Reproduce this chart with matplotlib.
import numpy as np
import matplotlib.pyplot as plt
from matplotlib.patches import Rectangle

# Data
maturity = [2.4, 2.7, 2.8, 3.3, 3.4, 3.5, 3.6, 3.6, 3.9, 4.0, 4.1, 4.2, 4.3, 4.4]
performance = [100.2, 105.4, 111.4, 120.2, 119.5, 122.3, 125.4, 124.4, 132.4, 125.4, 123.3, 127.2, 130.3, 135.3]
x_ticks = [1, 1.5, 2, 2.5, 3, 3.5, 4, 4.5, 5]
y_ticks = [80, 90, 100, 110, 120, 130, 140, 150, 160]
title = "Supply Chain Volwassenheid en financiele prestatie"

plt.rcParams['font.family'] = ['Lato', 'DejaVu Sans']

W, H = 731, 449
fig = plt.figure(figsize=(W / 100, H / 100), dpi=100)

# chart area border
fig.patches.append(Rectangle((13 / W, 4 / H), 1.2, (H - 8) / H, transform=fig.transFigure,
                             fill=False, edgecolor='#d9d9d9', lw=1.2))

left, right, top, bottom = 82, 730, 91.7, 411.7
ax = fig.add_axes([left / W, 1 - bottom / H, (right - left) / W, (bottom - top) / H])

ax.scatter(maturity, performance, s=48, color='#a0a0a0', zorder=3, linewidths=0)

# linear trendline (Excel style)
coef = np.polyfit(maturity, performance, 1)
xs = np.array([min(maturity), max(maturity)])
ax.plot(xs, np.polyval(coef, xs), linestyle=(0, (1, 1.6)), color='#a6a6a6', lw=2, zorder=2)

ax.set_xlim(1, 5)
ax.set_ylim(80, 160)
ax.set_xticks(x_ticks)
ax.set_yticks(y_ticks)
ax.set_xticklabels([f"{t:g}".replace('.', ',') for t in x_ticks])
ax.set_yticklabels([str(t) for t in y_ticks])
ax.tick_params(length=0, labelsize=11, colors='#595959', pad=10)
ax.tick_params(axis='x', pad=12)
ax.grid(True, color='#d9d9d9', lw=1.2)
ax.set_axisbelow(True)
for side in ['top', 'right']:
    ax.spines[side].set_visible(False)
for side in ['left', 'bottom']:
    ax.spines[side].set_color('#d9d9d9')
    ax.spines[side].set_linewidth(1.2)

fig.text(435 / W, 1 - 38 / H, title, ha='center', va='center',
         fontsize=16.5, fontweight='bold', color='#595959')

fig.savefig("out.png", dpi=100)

---

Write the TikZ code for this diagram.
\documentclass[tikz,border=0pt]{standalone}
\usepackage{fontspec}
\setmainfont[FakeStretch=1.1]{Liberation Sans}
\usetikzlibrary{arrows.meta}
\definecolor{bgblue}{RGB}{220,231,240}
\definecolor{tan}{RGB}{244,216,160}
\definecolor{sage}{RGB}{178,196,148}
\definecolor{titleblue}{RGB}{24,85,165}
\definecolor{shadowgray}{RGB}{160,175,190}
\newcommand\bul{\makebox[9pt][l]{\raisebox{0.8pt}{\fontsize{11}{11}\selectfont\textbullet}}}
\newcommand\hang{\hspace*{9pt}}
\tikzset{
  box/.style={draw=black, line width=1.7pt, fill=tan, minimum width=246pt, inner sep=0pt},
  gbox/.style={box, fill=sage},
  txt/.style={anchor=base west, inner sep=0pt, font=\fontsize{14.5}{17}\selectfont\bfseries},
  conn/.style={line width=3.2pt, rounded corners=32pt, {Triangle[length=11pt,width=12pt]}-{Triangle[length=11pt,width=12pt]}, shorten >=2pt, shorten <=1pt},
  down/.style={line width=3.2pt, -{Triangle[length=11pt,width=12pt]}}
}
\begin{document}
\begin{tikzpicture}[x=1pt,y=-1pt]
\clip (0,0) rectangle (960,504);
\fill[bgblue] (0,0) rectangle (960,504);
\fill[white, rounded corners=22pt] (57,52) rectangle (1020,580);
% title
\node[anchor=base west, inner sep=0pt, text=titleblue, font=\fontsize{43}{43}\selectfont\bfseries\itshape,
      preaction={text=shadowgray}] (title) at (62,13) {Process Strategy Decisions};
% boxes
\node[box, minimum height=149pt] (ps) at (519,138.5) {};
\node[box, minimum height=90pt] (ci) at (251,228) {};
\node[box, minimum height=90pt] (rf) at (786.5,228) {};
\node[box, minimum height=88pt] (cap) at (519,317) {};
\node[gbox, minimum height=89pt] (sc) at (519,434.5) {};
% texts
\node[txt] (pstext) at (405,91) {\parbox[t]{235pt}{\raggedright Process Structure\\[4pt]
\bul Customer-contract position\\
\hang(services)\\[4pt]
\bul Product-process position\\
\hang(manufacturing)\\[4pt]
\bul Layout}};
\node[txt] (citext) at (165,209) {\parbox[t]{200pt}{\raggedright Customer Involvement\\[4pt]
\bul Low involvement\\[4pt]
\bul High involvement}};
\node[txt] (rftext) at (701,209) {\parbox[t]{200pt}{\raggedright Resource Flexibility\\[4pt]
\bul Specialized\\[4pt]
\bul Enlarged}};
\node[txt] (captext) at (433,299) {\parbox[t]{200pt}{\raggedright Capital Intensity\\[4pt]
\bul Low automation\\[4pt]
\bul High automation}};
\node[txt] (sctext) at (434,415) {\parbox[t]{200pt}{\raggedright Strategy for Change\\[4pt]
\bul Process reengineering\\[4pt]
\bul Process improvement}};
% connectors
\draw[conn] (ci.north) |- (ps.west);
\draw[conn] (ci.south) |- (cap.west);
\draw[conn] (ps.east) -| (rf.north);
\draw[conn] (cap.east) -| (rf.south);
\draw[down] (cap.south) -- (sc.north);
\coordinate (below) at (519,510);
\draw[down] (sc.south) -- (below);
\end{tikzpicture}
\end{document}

==

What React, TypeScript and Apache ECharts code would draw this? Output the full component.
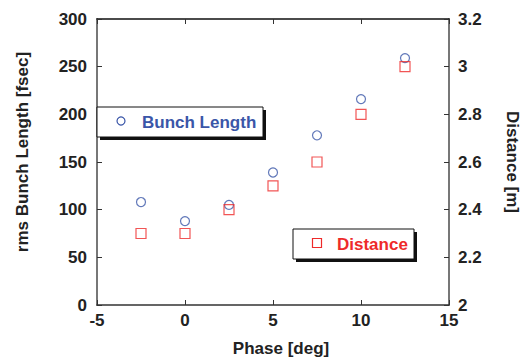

**EXERCISE PROMPT**
Copy out exactly the lines from the one containing "Reproduce this chart with matplotlib." to the one containing "fill=False, edgecolor='#d9d9d9', lw=1.2))", both ends inclusive.

**SOLUTION BELOW**
Reproduce this chart with matplotlib.
import numpy as np
import matplotlib.pyplot as plt
from matplotlib.patches import Rectangle

# Data
maturity = [2.4, 2.7, 2.8, 3.3, 3.4, 3.5, 3.6, 3.6, 3.9, 4.0, 4.1, 4.2, 4.3, 4.4]
performance = [100.2, 105.4, 111.4, 120.2, 119.5, 122.3, 125.4, 124.4, 132.4, 125.4, 123.3, 127.2, 130.3, 135.3]
x_ticks = [1, 1.5, 2, 2.5, 3, 3.5, 4, 4.5, 5]
y_ticks = [80, 90, 100, 110, 120, 130, 140, 150, 160]
title = "Supply Chain Volwassenheid en financiele prestatie"

plt.rcParams['font.family'] = ['Lato', 'DejaVu Sans']

W, H = 731, 449
fig = plt.figure(figsize=(W / 100, H / 100), dpi=100)

# chart area border
fig.patches.append(Rectangle((13 / W, 4 / H), 1.2, (H - 8) / H, transform=fig.transFigure,
                             fill=False, edgecolor='#d9d9d9', lw=1.2))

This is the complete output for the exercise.